1783 kam Mozart mit Constanze für einige Monate nach Salzburg, um seine 1782 geheiratete Frau dem Vater vorzustellen. In Salzburg traf er auch den ihm befreundeten jüngeren Bruder Haydns Michael. Dieser war dem Glase mehr als zuträglich zugetan und zudem krank, sodass er zwei von sechs durch den Salzburger Erzbischof Colleredo in Auftag gegebene Duos für Violine und Viola nicht fertigstellen konnte. Mozart half mit den Duos KV 423 und 424 aus. Ob der Erzbischof wohl gemerkt hat, was für Meisterwerke er da erhalten hatte? (L.L.)


Trio Es-Dur KV 498 (Kegelstatt) für Klarinette, Viola, Klavier

Die alte Mozart - Literatur hat die Anekdoten um das Kegeln bei Mozarts Komponieren des Trios KV 498 hartnäckig kolportiert. Es gibt aber nirgendwo eine Quelle, die diesem Trio eine Kegelpartie "unterschieben" könnte. Lediglich die einfachen Duos für Hörner (oder Bassetthörner) hat Mozart laut ihm selbst "untern Kegelschiebn" geschrieben. Was bleibt also beim "Kegelstatt - Trio" vom Kegeln übrig? Nichts als der Name. Man kann spekulieren, ob Mozart "an Kegelns statt" zum Komponieren genötigt war. Es ist ganz sicher, dass Mozart sich die Klarinette seines Freundes Anton Stadler ganz genau angeschaut hat. Die Behandlung der Klarinette im Kegelstatt-Trio, wie übrigens in allen anderen Kompositionen Mozarts auch, schöpft die Vorteile, und eben nur die Vorteile der Klarinette dieser Zeit vollends aus. Dies ist insofern bemerkenswert, als die Klarinette damals ein völlig neu zu entdeckendes Instrument war. Die Bratsche und das Klavier waren Mozart bestens bekannt, hatte er doch beide Instrumente selber gespielt (Stephan Siegenthaler).

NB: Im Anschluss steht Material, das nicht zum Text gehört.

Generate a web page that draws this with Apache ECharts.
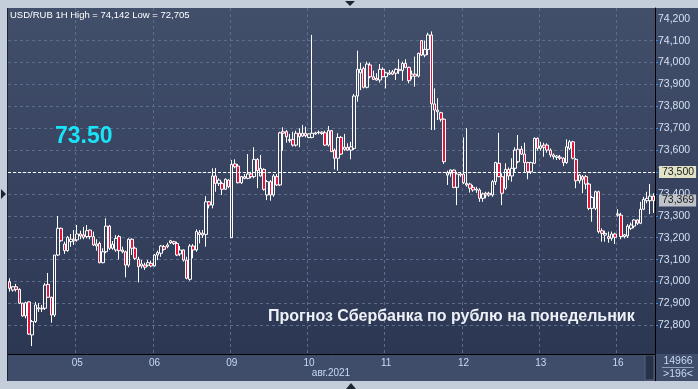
<!DOCTYPE html>
<html><head><meta charset="utf-8">
<script src="https://cdn.jsdelivr.net/npm/echarts@6/dist/echarts.min.js"></script>
<style>html,body{margin:0;padding:0;background:#c4cedb;}#c{width:698px;height:389px;}</style>
</head><body><div id="c"></div><script>
const opens=[72.999,72.961,72.976,72.964,72.901,72.843,72.907,72.756,72.817,72.875,72.878,72.878,72.987,72.928,72.847,73.121,73.243,73.171,73.141,73.182,73.193,73.190,73.217,73.213,73.205,73.235,73.205,73.162,73.174,73.086,73.136,73.253,73.152,73.144,73.205,73.144,73.136,73.075,73.193,73.152,73.101,73.071,73.075,73.075,73.083,73.071,73.121,73.129,73.159,73.159,73.177,73.182,73.174,73.126,73.144,73.098,73.010,73.162,73.144,73.223,73.212,73.215,73.364,73.349,73.482,73.448,73.448,73.421,73.463,73.200,73.537,73.527,73.451,73.479,73.471,73.491,73.479,73.558,73.482,73.512,73.395,73.456,73.395,73.479,73.441,73.684,73.684,73.649,73.649,73.623,73.677,73.664,73.677,73.658,73.658,73.674,73.679,73.682,73.679,73.623,73.689,73.600,73.563,73.658,73.604,73.613,73.600,73.608,73.847,73.953,73.973,73.887,73.989,73.935,73.928,73.920,73.969,73.935,73.947,73.958,73.951,73.969,73.963,73.996,73.978,73.938,73.947,73.938,74.100,74.034,74.060,74.126,73.811,73.783,73.771,73.741,73.486,73.494,73.509,73.430,73.491,73.491,73.448,73.445,73.430,73.418,73.418,73.380,73.403,73.395,73.395,73.456,73.540,73.479,73.426,73.512,73.482,73.517,73.547,73.604,73.582,73.543,73.501,73.540,73.654,73.608,73.623,73.623,73.600,73.578,73.567,73.568,73.563,73.543,73.608,73.638,73.558,73.460,73.479,73.479,73.445,73.334,73.334,73.410,73.232,73.212,73.205,73.197,73.217,73.303,73.303,73.205,73.208,73.243,73.253,73.281,73.266,73.330,73.369,73.369,73.390];
const closes=[72.969,72.976,72.964,72.901,72.843,72.903,72.760,72.817,72.893,72.880,72.875,72.984,72.928,72.847,73.121,73.243,73.186,73.141,73.202,73.193,73.186,73.217,73.208,73.202,73.232,73.205,73.167,73.171,73.086,73.136,73.253,73.152,73.170,73.197,73.141,73.136,73.075,73.193,73.152,73.106,73.068,73.080,73.065,73.086,73.071,73.121,73.132,73.162,73.147,73.167,73.186,73.174,73.121,73.144,73.098,73.015,73.162,73.144,73.228,73.215,73.220,73.364,73.349,73.482,73.448,73.463,73.421,73.467,73.433,73.535,73.524,73.451,73.479,73.471,73.491,73.479,73.558,73.506,73.517,73.421,73.456,73.395,73.482,73.441,73.679,73.677,73.661,73.643,73.623,73.677,73.661,73.677,73.666,73.674,73.677,73.679,73.682,73.676,73.623,73.689,73.593,73.563,73.658,73.582,73.613,73.600,73.615,73.847,73.969,73.969,73.887,73.993,73.935,73.923,73.920,73.969,73.935,73.953,73.953,73.947,73.969,73.963,73.996,73.978,73.917,73.947,73.938,74.042,74.034,74.060,74.126,73.811,73.783,73.775,73.741,73.547,73.497,73.509,73.430,73.491,73.486,73.451,73.441,73.426,73.418,73.422,73.380,73.400,73.395,73.403,73.456,73.543,73.479,73.403,73.512,73.482,73.517,73.600,73.604,73.582,73.543,73.501,73.543,73.654,73.608,73.619,73.613,73.600,73.578,73.570,73.573,73.563,73.543,73.615,73.638,73.563,73.460,73.486,73.467,73.445,73.334,73.384,73.410,73.228,73.220,73.220,73.197,73.217,73.202,73.308,73.205,73.213,73.253,73.258,73.281,73.266,73.330,73.375,73.380,73.390,73.369];
const lows=[72.954,72.954,72.954,72.897,72.839,72.832,72.756,72.705,72.811,72.861,72.861,72.870,72.925,72.812,72.838,73.116,73.182,73.126,73.136,73.159,73.167,73.182,73.193,73.193,73.197,73.193,73.162,73.141,73.083,73.083,73.129,73.144,73.145,73.136,73.101,73.129,73.019,73.065,73.121,73.098,72.996,73.060,73.053,73.068,73.065,73.068,73.098,73.113,73.141,73.152,73.171,73.167,73.116,73.116,73.091,73.010,73.004,73.106,73.136,73.174,73.199,73.159,73.334,73.334,73.410,73.436,73.395,73.418,73.426,73.199,73.517,73.448,73.445,73.467,73.467,73.471,73.471,73.426,73.479,73.415,73.372,73.369,73.387,73.436,73.436,73.597,73.634,73.634,73.616,73.616,73.613,73.661,73.658,73.654,73.654,73.670,73.672,73.670,73.619,73.616,73.593,73.512,73.506,73.578,73.597,73.597,73.558,73.600,73.821,73.874,73.882,73.882,73.928,73.920,73.917,73.908,73.932,73.882,73.943,73.943,73.920,73.948,73.917,73.974,73.905,73.923,73.890,73.932,74.030,74.024,74.034,73.692,73.692,73.737,73.730,73.537,73.441,73.479,73.426,73.349,73.478,73.445,73.433,73.406,73.410,73.405,73.364,73.364,73.380,73.387,73.387,73.441,73.476,73.349,73.418,73.463,73.456,73.501,73.540,73.578,73.501,73.467,73.491,73.537,73.597,73.597,73.570,73.588,73.567,73.558,73.555,73.555,73.527,73.537,73.600,73.558,73.426,73.448,73.403,73.421,73.326,73.273,73.326,73.220,73.182,73.182,73.177,73.186,73.171,73.296,73.193,73.197,73.199,73.235,73.243,73.258,73.262,73.326,73.357,73.308,73.313];
const highs=[73.015,72.979,72.989,72.969,72.903,72.908,72.910,72.824,72.907,72.902,72.893,72.993,73.039,72.931,73.121,73.299,73.246,73.182,73.208,73.217,73.235,73.258,73.232,73.250,73.258,73.238,73.228,73.193,73.182,73.152,73.289,73.258,73.185,73.212,73.212,73.159,73.141,73.197,73.197,73.159,73.113,73.098,73.086,73.098,73.095,73.126,73.141,73.167,73.167,73.177,73.190,73.186,73.182,73.162,73.147,73.113,73.171,73.171,73.238,73.235,73.235,73.390,73.368,73.517,73.518,73.471,73.456,73.471,73.467,73.555,73.558,73.537,73.482,73.491,73.582,73.501,73.613,73.563,73.578,73.517,73.463,73.463,73.491,73.491,73.684,73.704,73.692,73.674,73.684,73.689,73.700,73.715,73.707,73.677,74.126,73.684,73.689,73.686,73.689,73.710,73.692,73.608,73.677,73.664,73.674,73.631,73.638,73.856,74.054,73.999,73.981,74.004,73.999,73.963,73.951,73.993,73.978,73.958,73.966,73.966,73.974,74.015,74.004,74.015,73.981,73.963,74.027,74.045,74.103,74.100,74.136,74.142,73.882,73.837,73.775,73.745,73.506,73.512,73.512,73.501,73.497,73.658,73.700,73.451,73.441,73.432,73.426,73.406,73.410,73.410,73.463,73.547,73.679,73.494,73.540,73.521,73.563,73.613,73.669,73.619,73.634,73.547,73.547,73.658,73.658,73.638,73.634,73.631,73.608,73.585,73.578,73.578,73.567,73.649,73.646,73.643,73.563,73.491,73.486,73.486,73.451,73.390,73.415,73.415,73.243,73.232,73.228,73.228,73.223,73.330,73.314,73.217,73.262,73.269,73.284,73.284,73.364,73.387,73.410,73.445,73.403];
const dayLabels=['05','06','09','10','11','12','13','16'];
const dayStarts=[21,45,69,93,117,141,165,189];
const priceTicks=[72.8,72.9,73.0,73.1,73.2,73.3,73.4,73.5,73.6,73.7,73.8,73.9,74.0,74.1,74.2];
const gridTicks=[72.8,72.9,73.0,73.1,73.2,73.3,73.4,73.5,73.6,73.7,73.8,73.9,74.0,74.1];
const refLevel=73.5;
const lastPrice=73.369;
const titleText='USD/RUB 1H High = 74,142 Low = 72,705';
const bigLabel='73.50';
const caption='Прогноз Сбербанка по рублю на понедельник';
const barCountText='14966';
const visibleText='>196<';
const axisYearText='авг.2021';

const cats=opens.map((_,i)=>String(i));
const ohlc=opens.map((o,i)=>[o,closes[i],lows[i],highs[i]]);
const fmt=v=>v.toFixed(3).replace('.',',');
const isDay=i=>dayStarts.indexOf(i)>=0;

const chart=echarts.init(document.getElementById('c'),null,{renderer:'canvas'});
const font='"Liberation Sans", Arial, sans-serif';
chart.setOption({
  animation:false,
  backgroundColor:'#c4cedb',
  grid:{left:8,top:8,width:647,height:346,containLabel:false},
  xAxis:{type:'category',data:cats,boundaryGap:true,
    axisLine:{show:true,lineStyle:{color:'#000',width:1}},
    axisTick:{show:false},
    axisLabel:{interval:(i)=>isDay(i),formatter:(v,i)=>dayLabels[dayStarts.indexOf(Number(v))]||'',color:'#c6dbf5',fontSize:10,fontFamily:font,margin:4},
    splitLine:{show:true,interval:(i)=>isDay(i),lineStyle:{color:'#5c6c8b',type:[3,3],width:1}}},
  yAxis:{type:'value',position:'right',min:72.669,max:74.249,scale:true,
    axisLine:{show:true,lineStyle:{color:'#000',width:1}},
    axisTick:{show:true,customValues:gridTicks,length:3,lineStyle:{color:'#3d8df0'}},
    axisLabel:{customValues:priceTicks,formatter:fmt,color:'#d2e0f2',fontSize:10.5,fontFamily:font,margin:3},
    splitLine:{show:true,lineStyle:{color:'#5c6c8b',type:[3,3],width:1}}},
  series:[{type:'candlestick',data:ohlc,barWidth:3,
    itemStyle:{color:'rgba(0,0,0,0)',color0:'#e3133b',borderColor:'#ffffff',borderColor0:'#ffffff',borderWidth:1},
    markLine:{symbol:'none',silent:true,animation:false,
      data:[
        {yAxis:refLevel,lineStyle:{color:'#ffffff',type:[3,2],width:1},
          label:{show:true,position:'end',formatter:()=>fmt(refLevel),backgroundColor:'#e2e2c6',color:'#1a1a1a',padding:[1,2,0,3],fontSize:10.5,fontFamily:font,distance:4}},
        {yAxis:lastPrice,lineStyle:{color:'rgba(0,0,0,0)',width:0},
          label:{show:true,position:'end',formatter:()=>fmt(lastPrice),backgroundColor:'#bfc3c9',color:'#1a1a1a',padding:[1,2,0,3],fontSize:10.5,fontFamily:font,distance:4}}
      ]}
  }],
  graphic:[
    {type:'rect',z:-20,silent:true,shape:{x:8,y:8,width:690,height:346},
      style:{fill:new echarts.graphic.LinearGradient(0,0,0,1,[{offset:0,color:'#424f6b'},{offset:1,color:'#2c3754'}])}},
    {type:'rect',z:-19,silent:true,shape:{x:8,y:354,width:690,height:27},style:{fill:'#3f4d6a'}},
    {type:'rect',z:-18,silent:true,shape:{x:645,y:355,width:9,height:25},style:{fill:'#26314a',stroke:'#56637d',lineWidth:1}},
    {type:'line',z:10,silent:true,shape:{x1:655.5,y1:8,x2:655.5,y2:381},style:{stroke:'#000',lineWidth:1}},
    {type:'line',z:10,silent:true,shape:{x1:7.5,y1:8,x2:7.5,y2:381},style:{stroke:'#1c2436',lineWidth:1}},
    {type:'line',z:10,silent:true,shape:{x1:662,y1:367.5,x2:694,y2:367.5},style:{stroke:'#8fa0b8',lineWidth:1}},
    {type:'polygon',z:30,silent:true,shape:{points:[[659,172],[664,167],[664,177]]},style:{fill:'#e2e2c6'}},
    {type:'polygon',z:30,silent:true,shape:{points:[[659,201],[664,196],[664,206]]},style:{fill:'#bfc3c9'}},
    {type:'text',z:20,silent:true,style:{x:331,y:373,text:axisYearText,fill:'#c6dbf5',font:'10px '+font,textAlign:'center',textVerticalAlign:'middle'}},
    {type:'text',z:20,silent:true,style:{x:678,y:361,text:barCountText,fill:'#c6dbf5',font:'10.5px '+font,textAlign:'center',textVerticalAlign:'middle'}},
    {type:'text',z:20,silent:true,style:{x:678,y:374,text:visibleText,fill:'#c6dbf5',font:'10.5px '+font,textAlign:'center',textVerticalAlign:'middle'}},
    {type:'text',z:20,silent:true,style:{x:10,y:15,text:titleText,fill:'#ffffff',font:'9.5px '+font,textVerticalAlign:'middle'}},
    {type:'text',z:20,silent:true,style:{x:55,y:137,text:bigLabel,fill:'#19e3f7',font:'bold 23px '+font,textVerticalAlign:'middle'}},
    {type:'text',z:20,silent:true,style:{x:268,y:317,text:caption,fill:'#eef1f6',font:'bold 16px '+font,textVerticalAlign:'middle'}},
    {type:'polygon',z:20,silent:true,shape:{points:[[345,1],[355,1],[350,6]]},style:{fill:'#1d2535'}},
    {type:'polygon',z:20,silent:true,shape:{points:[[346,389],[356,389],[351,383]]},style:{fill:'#1d2535'}},
    {type:'polygon',z:20,silent:true,shape:{points:[[1,189],[1,199],[6,194]]},style:{fill:'#1d2535'}}
  ]
});
</script></body></html>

Hildesheimer schildert trefflich, wie Mozart als Devotionalie oder gar  schwärmerischer Religionsersatz (Kierkegaard) dienen konnte. Und es gibt genug Interpretationen im Stile der süsslich-farblosen Gipsbüsten, die im Musikalienhandel zu kaufen sind (Bild).  Aber Mozarts derbe Briefe sprechen eine andere Sprache  und über Wolfgang Amadeus Geigenspiel schrieb Vater Leopold in einem Brief vom 12.2.1778: "In Wallerstein machtest Du ihnen tausend Spass, nahmst die Violin, tanztest herum und spieltest, sodass man dich als einen lustigen, aufgeräumten, närrischen Menschen denen damals abwesenden anpries...".  Die Mozart'schen Geigenkonzerte sind spürbar von der Vokalmusik beeinflusst und man kann den Standpunkt vertreten, dass sie lebhaft, opernhaft, mit kontrastreich abwechselnden und teils kantigen Charakteren gespielt werden müssen.